29 Marzo 2024
Francesco Schiavone nel giorno dell'arresto del 1998
Dopo 26 anni si pente il boss dei Casalesi Francesco Schiavone, detto "Sandokan" per la somiglianza (che lui ha sempre odiato) con l'attore Kabir Bedi. Complice forse un tumore che lo affligge da tempo, il fondatore del clan dei Casalesi che ha provocato una lunga scia di sangue nell'agro aversano tra gli anni '80 e '90 ha deciso di collaborare con la giustizia. I verbali dei primi colloqui sono secretati.
"Sandokan" ha 70 anni ed è detenuto col regime del carcere duro dal 1998, da quando l'11 luglio 1998 fu catturato in un bunker a Casal di Principe, in provincia di Caserta. Ergastolano, detenuto da anni al 41 bis da 26 anni e condannato nel maxi processo Spartacus, che ha visto dal 1998 al 2010 ben 115 condanne, dove era il principale imputato. In tutti questi anni le voci di un suo pentimento sono sempre state smentite. Ora, invece, già da qualche settimana in realtà, Schiavone ha avviato i primi colloqui con l'Antimafia che ha garantito un programma di protezione ai suoi familiari, anche se va ricordato che già godono di tale protezione anche due suoi figli che si sono pentiti negli anni scorsi, Nicola e Walter. La decisione di Sandokan arriva pochi mesi prima della scarcerazione del terzo figlio Emanuele Schiavone, che tornerà in libertà per fine pena entro l'estate.
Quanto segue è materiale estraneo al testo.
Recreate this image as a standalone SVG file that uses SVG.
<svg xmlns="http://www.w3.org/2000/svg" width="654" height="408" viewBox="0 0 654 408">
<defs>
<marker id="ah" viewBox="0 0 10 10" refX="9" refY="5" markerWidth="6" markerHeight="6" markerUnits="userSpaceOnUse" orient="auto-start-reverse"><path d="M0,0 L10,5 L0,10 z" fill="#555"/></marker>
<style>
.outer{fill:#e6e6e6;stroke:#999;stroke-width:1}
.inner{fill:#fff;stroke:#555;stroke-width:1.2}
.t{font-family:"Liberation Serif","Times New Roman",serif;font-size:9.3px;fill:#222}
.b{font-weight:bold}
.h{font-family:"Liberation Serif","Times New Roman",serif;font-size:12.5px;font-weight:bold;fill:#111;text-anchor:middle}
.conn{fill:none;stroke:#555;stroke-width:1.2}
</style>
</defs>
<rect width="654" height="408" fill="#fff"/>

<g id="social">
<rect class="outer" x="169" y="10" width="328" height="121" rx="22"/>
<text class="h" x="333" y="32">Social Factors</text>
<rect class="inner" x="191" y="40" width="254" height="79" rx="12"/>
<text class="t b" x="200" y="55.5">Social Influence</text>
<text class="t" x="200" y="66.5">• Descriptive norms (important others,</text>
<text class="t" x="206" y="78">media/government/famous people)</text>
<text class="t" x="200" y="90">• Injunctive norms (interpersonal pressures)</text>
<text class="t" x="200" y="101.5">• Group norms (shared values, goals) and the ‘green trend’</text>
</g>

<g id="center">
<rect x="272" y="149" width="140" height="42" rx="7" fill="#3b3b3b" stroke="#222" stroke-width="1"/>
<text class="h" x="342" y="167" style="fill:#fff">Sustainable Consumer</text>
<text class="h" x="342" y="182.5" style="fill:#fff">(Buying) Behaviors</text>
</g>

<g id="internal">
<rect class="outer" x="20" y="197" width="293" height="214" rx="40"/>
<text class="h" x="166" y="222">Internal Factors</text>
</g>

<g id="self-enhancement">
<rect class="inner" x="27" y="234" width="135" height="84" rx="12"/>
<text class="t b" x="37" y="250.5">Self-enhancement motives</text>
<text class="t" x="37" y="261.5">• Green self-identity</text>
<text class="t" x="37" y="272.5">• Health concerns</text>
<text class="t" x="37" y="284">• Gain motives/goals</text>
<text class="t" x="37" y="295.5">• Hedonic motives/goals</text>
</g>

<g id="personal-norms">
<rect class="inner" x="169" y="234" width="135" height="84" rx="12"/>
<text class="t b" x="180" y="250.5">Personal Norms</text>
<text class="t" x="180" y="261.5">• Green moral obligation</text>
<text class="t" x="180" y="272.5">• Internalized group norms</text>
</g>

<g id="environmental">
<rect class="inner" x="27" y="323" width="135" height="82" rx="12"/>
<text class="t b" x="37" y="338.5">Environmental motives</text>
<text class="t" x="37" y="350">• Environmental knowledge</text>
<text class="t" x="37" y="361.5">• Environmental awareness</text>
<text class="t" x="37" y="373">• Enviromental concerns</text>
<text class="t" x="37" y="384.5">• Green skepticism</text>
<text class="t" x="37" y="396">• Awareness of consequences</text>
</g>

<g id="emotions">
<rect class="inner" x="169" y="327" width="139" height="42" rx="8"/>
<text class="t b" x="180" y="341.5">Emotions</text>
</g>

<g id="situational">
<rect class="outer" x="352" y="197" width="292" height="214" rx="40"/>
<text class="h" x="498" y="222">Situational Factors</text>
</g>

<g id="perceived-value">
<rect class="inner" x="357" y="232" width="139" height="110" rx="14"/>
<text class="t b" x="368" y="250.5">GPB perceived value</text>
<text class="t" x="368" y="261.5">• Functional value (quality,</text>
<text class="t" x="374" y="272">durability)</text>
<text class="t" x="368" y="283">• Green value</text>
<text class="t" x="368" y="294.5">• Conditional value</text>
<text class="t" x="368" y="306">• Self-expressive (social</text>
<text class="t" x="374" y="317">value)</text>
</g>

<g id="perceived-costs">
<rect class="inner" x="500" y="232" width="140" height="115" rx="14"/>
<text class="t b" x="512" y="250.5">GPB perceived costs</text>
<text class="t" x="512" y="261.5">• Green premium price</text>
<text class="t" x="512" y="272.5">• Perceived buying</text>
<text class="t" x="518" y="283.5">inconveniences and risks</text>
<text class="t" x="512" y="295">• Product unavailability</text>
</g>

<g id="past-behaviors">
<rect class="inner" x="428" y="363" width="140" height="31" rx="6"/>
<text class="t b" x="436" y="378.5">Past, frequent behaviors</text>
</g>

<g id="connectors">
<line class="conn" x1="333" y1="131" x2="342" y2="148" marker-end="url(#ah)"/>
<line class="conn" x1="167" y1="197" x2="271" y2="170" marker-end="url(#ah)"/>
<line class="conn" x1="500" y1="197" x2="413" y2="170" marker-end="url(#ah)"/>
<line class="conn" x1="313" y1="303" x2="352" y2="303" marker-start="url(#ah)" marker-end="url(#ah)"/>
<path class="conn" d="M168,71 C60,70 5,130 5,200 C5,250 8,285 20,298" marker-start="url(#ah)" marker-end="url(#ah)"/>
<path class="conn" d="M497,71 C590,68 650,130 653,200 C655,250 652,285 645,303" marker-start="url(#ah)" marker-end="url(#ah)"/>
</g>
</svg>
Il pentimento di Sandokan potrebbe chiarire alcuni misteri che riguardano le attività criminali del clan dei Casalesi dagli anni Ottanta ad oggi. Uno dei casi mai risolti, per esempio, è quello della scomparsa di Antonio Bardellino, il rivale di Sandokan assassinato in Brasile nel 1988. Se ne parlò a lungo nel processo Spartacus ma, ad oggi, il corpo di Bardellino non è mai stato ritrovato: tanto basta a far pensare agli inquirenti che potrebbe ancora essere vivo e nascondersi in qualche parte del mondo all'età di 78 anni. Il contenuto dei primi verbali illustrativi è secretato e il motivo potrebbe essere proprio che, come accade solitamente per i collaboratori di giustizia, nei primi colloqui vengono confessano i delitti eccellenti. In questi giorni Schiavone potrebbe fornire dettagli preziosi ai magistrati in merito alla sua scalata ai vertici del clan e a diversi episodi di cronaca nera riguardanti i Casalesi nonché rivelazioni riguardanti anche i rapporti con la politica e l'imprenditoria di Caserta e provincia.
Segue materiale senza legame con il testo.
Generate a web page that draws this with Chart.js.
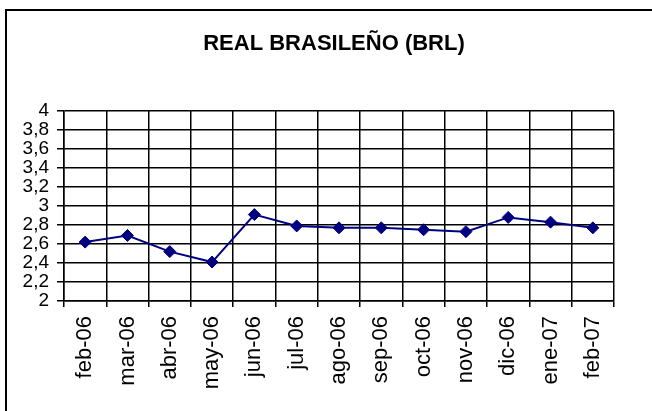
<!DOCTYPE html>
<html>
<head>
<meta charset="utf-8">
<script src="https://cdn.jsdelivr.net/npm/chart.js@4/dist/chart.umd.min.js"></script>
<style>
  html, body { margin: 0; padding: 0; background: #ffffff; }
  #wrap { width: 652px; height: 411px; position: relative; }
</style>
</head>
<body>
<div id="wrap"><canvas id="c" width="652" height="411"></canvas></div>
<script>
const categories = ["feb-06","mar-06","abr-06","may-06","jun-06","jul-06","ago-06","sep-06","oct-06","nov-06","dic-06","ene-07","feb-07"];
const brlValues = [2.62, 2.69, 2.52, 2.41, 2.91, 2.79, 2.77, 2.77, 2.75, 2.73, 2.88, 2.83, 2.77];
const yTicks = [2, 2.2, 2.4, 2.6, 2.8, 3, 3.2, 3.4, 3.6, 3.8, 4];
const chartTitle = "REAL BRASILEÑO (BRL)";

const FONT = "'Liberation Sans', Arial, sans-serif";

const frame = {
  id: 'frame',
  afterLayout(chart) {
    const t = chart.titleBlock;
    if (t) { t.left += 27; t.right += 27; }
  },
  beforeDraw(chart) {
    const ctx = chart.ctx;
    ctx.save();
    ctx.fillStyle = '#ffffff';
    ctx.fillRect(0, 0, chart.width, chart.height);
    ctx.strokeStyle = '#000000';
    ctx.lineWidth = 2;
    ctx.beginPath();
    ctx.moveTo(6, 411);
    ctx.lineTo(6, 10);
    ctx.lineTo(652, 10);
    ctx.stroke();
    ctx.restore();
  }
};

new Chart(document.getElementById('c'), {
  type: 'line',
  data: {
    labels: categories,
    datasets: [{
      label: 'BRL',
      data: brlValues,
      borderColor: '#000080',
      backgroundColor: '#000080',
      borderWidth: 2,
      pointStyle: 'rectRot',
      pointRadius: 6,
      pointBorderWidth: 1,
      pointBackgroundColor: '#000080',
      pointBorderColor: '#000080',
      tension: 0,
      fill: false
    }]
  },
  options: {
    responsive: false,
    animation: false,
    devicePixelRatio: 1,
    layout: { padding: { left: 0, right: 38, top: 0, bottom: 0 } },
    plugins: {
      legend: { display: false },
      tooltip: { enabled: false },
      title: {
        display: true,
        text: chartTitle,
        color: '#000000',
        font: { family: FONT, size: 22, weight: 'bold' },
        padding: { top: 31, bottom: 53.6 }
      }
    },
    scales: {
      x: {
        offset: true,
        grid: { offset: true, color: '#000000', lineWidth: 1.5, tickLength: 6, drawTicks: true },
        border: { color: '#000000', width: 1.5 },
        ticks: {
          color: '#000000',
          font: { family: FONT, size: 22 },
          minRotation: 90,
          maxRotation: 90,
          autoSkip: false,
          padding: 9
        },
        afterFit(scale) { scale.height = 110; }
      },
      y: {
        min: 2,
        max: 4,
        afterBuildTicks(scale) { scale.ticks = yTicks.map(v => ({ value: v })); },
        grid: { color: '#000000', lineWidth: 1.5, tickLength: 7 },
        border: { color: '#000000', width: 1.5 },
        ticks: {
          color: '#000000',
          font: { family: FONT, size: 19, lineHeight: 1 },
          autoSkip: false,
          padding: 8,
          callback: (v) => String(Number(v.toFixed(1))).replace('.', ',')
        },
        afterFit(scale) { scale.width = 64; }
      }
    }
  },
  plugins: [frame]
});
</script>
</body>
</html>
"Il pentimento di Francesco Schiavone è sicuramente un po' tardivo ma è comunque importante, perché vuol dire che anche queste persone hanno una coscienza". Questo il commento di Marisa Diana, sorella di don Peppe, il sacerdote ucciso dal clan dei Casalesi il 19 marzo del 1994, in merito alla decisione del capoclan dei Casalesi, noto come Sandokan, di collaborare con la giustizia. "Anche loro - ha aggiunto Marisa Diana - come noi, hanno figli, fratelli e nipoti che vivono nelle nostre terre, e che pagano per i loro errori e per i danni fatti alle persone e al territorio". Anche il sindaco di Casal di Principe, Renato Natale, si dice "contento" del pentimento di Schiavone. "Spero che possa fare luce - continua il sindaco - su un periodo oscuro della nostra storia, ma anche a farci individuare quegli angoli ancora nascosti che possano rappresentare un pericolo futuro per la nostra gente, per la nostra economia e nostre istituzioni".
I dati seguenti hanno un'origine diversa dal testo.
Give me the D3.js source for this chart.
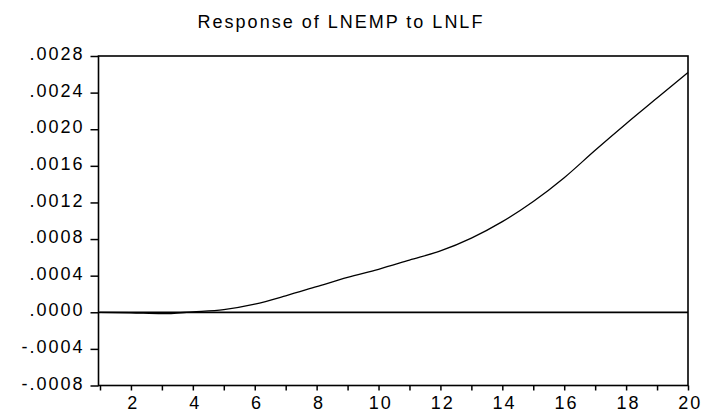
<!DOCTYPE html>
<html>
<head>
<meta charset="utf-8">
<script src="https://cdn.jsdelivr.net/npm/d3@7"></script>
<style>
  html, body { margin: 0; padding: 0; background: #fff; }
  svg { display: block; }
  text { font-family: "Liberation Sans", Arial, sans-serif; fill: #000; }
</style>
</head>
<body>
<svg id="chart" width="704" height="418"></svg>
<script>
const title = "Response of LNEMP to LNLF";
const periods = [1,2,3,4,5,6,7,8,9,10,11,12,13,14,15,16,17,18,19,20];
const response = [0, -0.000005, -0.000015, 0.000005, 0.00003, 0.00009, 0.00018, 0.00028, 0.00038, 0.00047,
                  0.00057, 0.00067, 0.00081, 0.00099, 0.00121, 0.00147, 0.00177, 0.00206, 0.00234, 0.00262];
const yTicks = [-0.0008, -0.0004, 0, 0.0004, 0.0008, 0.0012, 0.0016, 0.0020, 0.0024, 0.0028];
const xTickLabels = [2,4,6,8,10,12,14,16,18,20];

const svg = d3.select("#chart");
const mLeft = 98.5, mRight = 688, mTop = 56, mBottom = 385.5;

const x = d3.scaleLinear().domain([1, 20]).range([100, 688]);
const y = d3.scaleLinear().domain([-0.0008, 0.0028]).range([mBottom, mTop]);

const fmt = v => {
  const s = Math.abs(v).toFixed(4).replace(/^0/, "");
  return (v < 0 ? "-" : "") + s;
};

// title
svg.append("text")
  .attr("x", 341).attr("y", 28)
  .attr("text-anchor", "middle")
  .style("font-size", "18px")
  .style("letter-spacing", "2px")
  .text(title);

// frame
svg.append("rect")
  .attr("x", mLeft).attr("y", mTop)
  .attr("width", mRight - mLeft).attr("height", mBottom - mTop)
  .attr("fill", "none").attr("stroke", "#000").attr("stroke-width", 1.6);

// y axis
const yAxis = d3.axisLeft(y).tickValues(yTicks).tickFormat(fmt).tickSize(8).tickPadding(6);
const gy = svg.append("g").attr("transform", `translate(${mLeft},0)`).call(yAxis);
gy.select(".domain").remove();
gy.selectAll(".tick line").attr("stroke", "#000").attr("stroke-width", 1.5);
gy.selectAll(".tick text")
  .style("font-size", "18px").style("letter-spacing", "2px")
  .style("font-family", "'Liberation Sans', Arial, sans-serif")
  .attr("dy", "0.2em");

// x axis
const xAxis = d3.axisBottom(x).tickValues(periods)
  .tickFormat(d => xTickLabels.includes(d) ? d : "").tickSize(5).tickPadding(6);
const gx = svg.append("g").attr("transform", `translate(0,${mBottom})`).call(xAxis);
gx.select(".domain").remove();
gx.selectAll(".tick line").attr("stroke", "#000").attr("stroke-width", 1.5);
gx.selectAll(".tick text")
  .style("font-size", "18px").style("letter-spacing", "2px")
  .style("font-family", "'Liberation Sans', Arial, sans-serif")
  .attr("dx", "0.1em");

// zero line
svg.append("line")
  .attr("x1", mLeft).attr("x2", mRight)
  .attr("y1", y(0)).attr("y2", y(0))
  .attr("stroke", "#000").attr("stroke-width", 1.8);

// response line
const line = d3.line().x((d, i) => x(periods[i])).y(d => y(d)).curve(d3.curveMonotoneX);
svg.append("path")
  .datum(response)
  .attr("d", line)
  .attr("fill", "none").attr("stroke", "#000").attr("stroke-width", 1.3);
</script>
</body>
</html>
Spero che "Sandokan" possa "parlare dei suoi rapporti con la politica e l'imprenditoria" della provincia di Caserta "in riferimento anche alla Terra dei fuochi". A dirlo all'Adnkronos è Raffaele Cantone, attuale capo della Procura di Perugia, che in passato da pubblico ministero si è occupato di alcune importanti inchieste contro il clan dei Casalesi che, a processo, hanno portato a condanne in via definitiva all'ergastolo proprio per l'ormai ex boss pentito. "Credo che siamo giunti a un risultato importante, che certifica la vittoria dello Stato. Adesso - insiste Cantone - la speranza è che Schiavone possa rendere dichiarazioni che permettano agli inquirenti di far luce su episodi che, ancora oggi, restano oscuri".